Masculino e Feminino

O relato do Gênesis sobre a criação da mulher é bem conhecido (Gn 2,18-25). Menos conhecidos talvez sejam os conteúdos antropológicos que podem ser colhidos nessa passagem.

O sono profundo (3,21). Ao sono relacionamos quase espontaneamente o sonho: o homem sonha encontrar um “segundo eu”, “um outro eu distinto de mim”, “um tu” pessoal e igualmente marcado pela solidão original. O homem cai no sono com o “sonho” de encontrar um ser semelhante a si.

O sono em que Deus fez cair o primeiro homem, sublinha a exclusividade da ação divina na criação da mulher: nela o homem não teve nenhuma participação consciente.
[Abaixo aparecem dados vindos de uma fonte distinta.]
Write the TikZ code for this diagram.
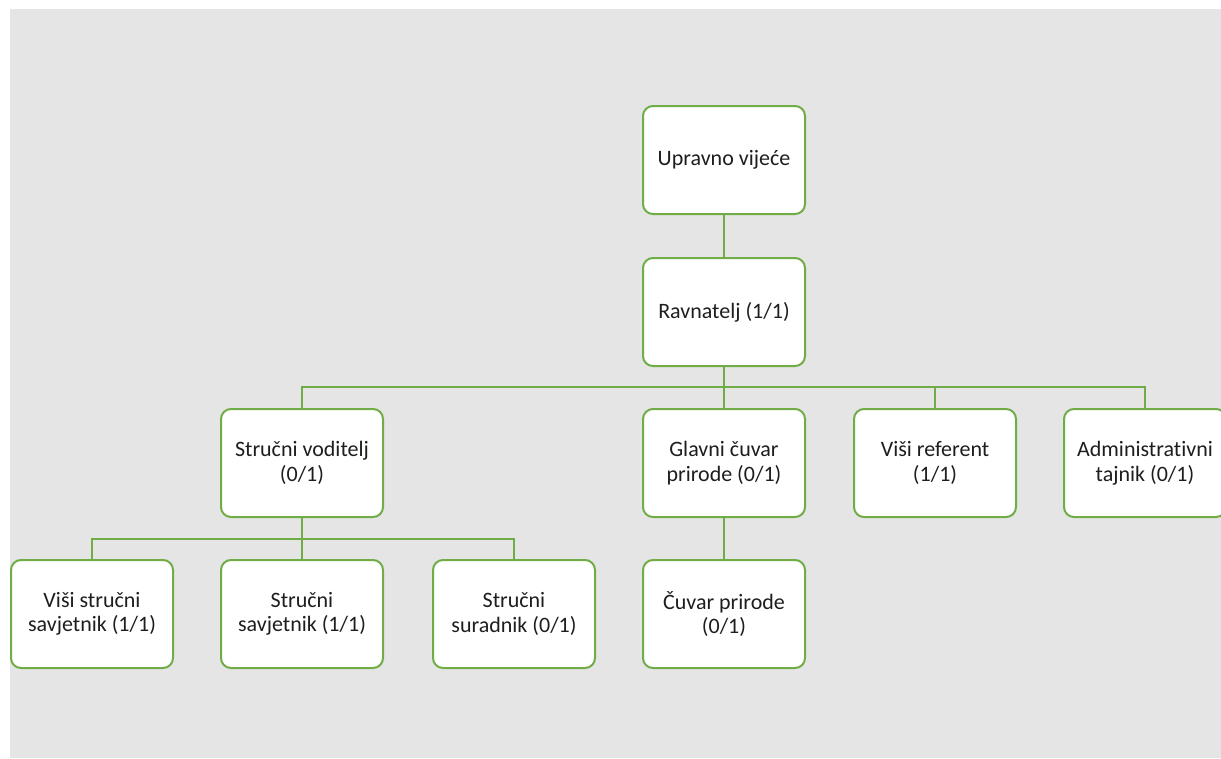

Adão parece ter assistido à formação dos animais do pó da terra (3,19), mas ao mistério da criação da mulher ele não é admitido. Como o homem é mistério, pois está marcado pela solidão original, assim a mulher é mistério que fascina e assombra o homem.

A costela de Adão (3,21-22). Deus serve-se da sua “costela” porque o homem e a mulher têm a mesma natureza. A mulher é feita “com a costela” que Deus tinha tirado do homem (uma tradução mais exata seria: tomou um lado dele). Esse é o modo arcaico de exprimir a homogeneidade de natureza do homem e da mulher.

Essa homogeneidade é tão evidente que o homem, despertando do sono, imediatamente a reconhece e exprime: Esta é realmente osso dos meus ossos e carne da minha carne. Chamar-se-á mulher, visto ter sido tirada do homem (3,23). Mesmo que a diferenciação sexual e corporal seja igualmente evidente, o homem não deixa de manifestar a sua alegria e exultação: agora sim encontrou alguém que, como ele, se autoconhece, se autopossui e se autodoa. As palavras são poucas e essenciais, mas cada uma tem grande peso. A mulher, feita com “o lado do homem” é imediatamente aceita como auxiliar semelhante a ele.

Osso dos meus ossos. Na antropologia bíblica, os “ossos” exprimem um elemento importantíssimo do corpo. Dado que para os hebreus não havia distinção clara entre “corpo” e “alma” (o corpo era considerado como manifestação exterior da personalidade), os “ossos” significavam simplesmente o ser humano (cf., por exemplo, Sl 139,15: não te estavam escondidos os meus ossos). Pode-se, portanto, entender “osso dos ossos”, em sentido relacional, como o “ser vindo do ser”; “carne proveniente da carne”. Assim o homem canta a mulher que, mesmo tendo características físicas diversas, possui a mesma dignidade de pessoa que ele possui.

Auxiliar que lhe corresponde (3,18). Esse termo sugere a ideia não tanto de “complementaridade”, mas muito mais de “correspondência” e de “reciprocidade”. A criação da mulher como auxiliar que corresponde ao homem não deve ser entendida como se a mulher tivesse que preencher as necessidades e carências do homem. Ainda que sejam criados um para o outro, esse “um para o outro” traz a marca da solidão original. Em outras palavras, homem e mulher são “pessoa”; não são coisa ou objeto. Além disso, o sono, que impede o homem ter acesso ao mistério da mulher, reafirma que o encontro entre eles é encontro com o mistério do ser pessoal: o outro nunca pode ser reduzido às minhas necessidades e exigências. O “outro de mim mesmo” sempre transcende o que conheço dele; não pode ser possuído nem controlado por mim, mas posso me doar a ele no amor.

Resgatar a masculinidade e a feminilidade significa reconhecer o mistério pessoal do homem e da mulher: o outro não existe em função de meus caprichos, não pode ser reduzido ao que conheço do outro, nem é minha propriedade. Exatamente essa impossibilidade é o que possibilita a doação recíproca no amor.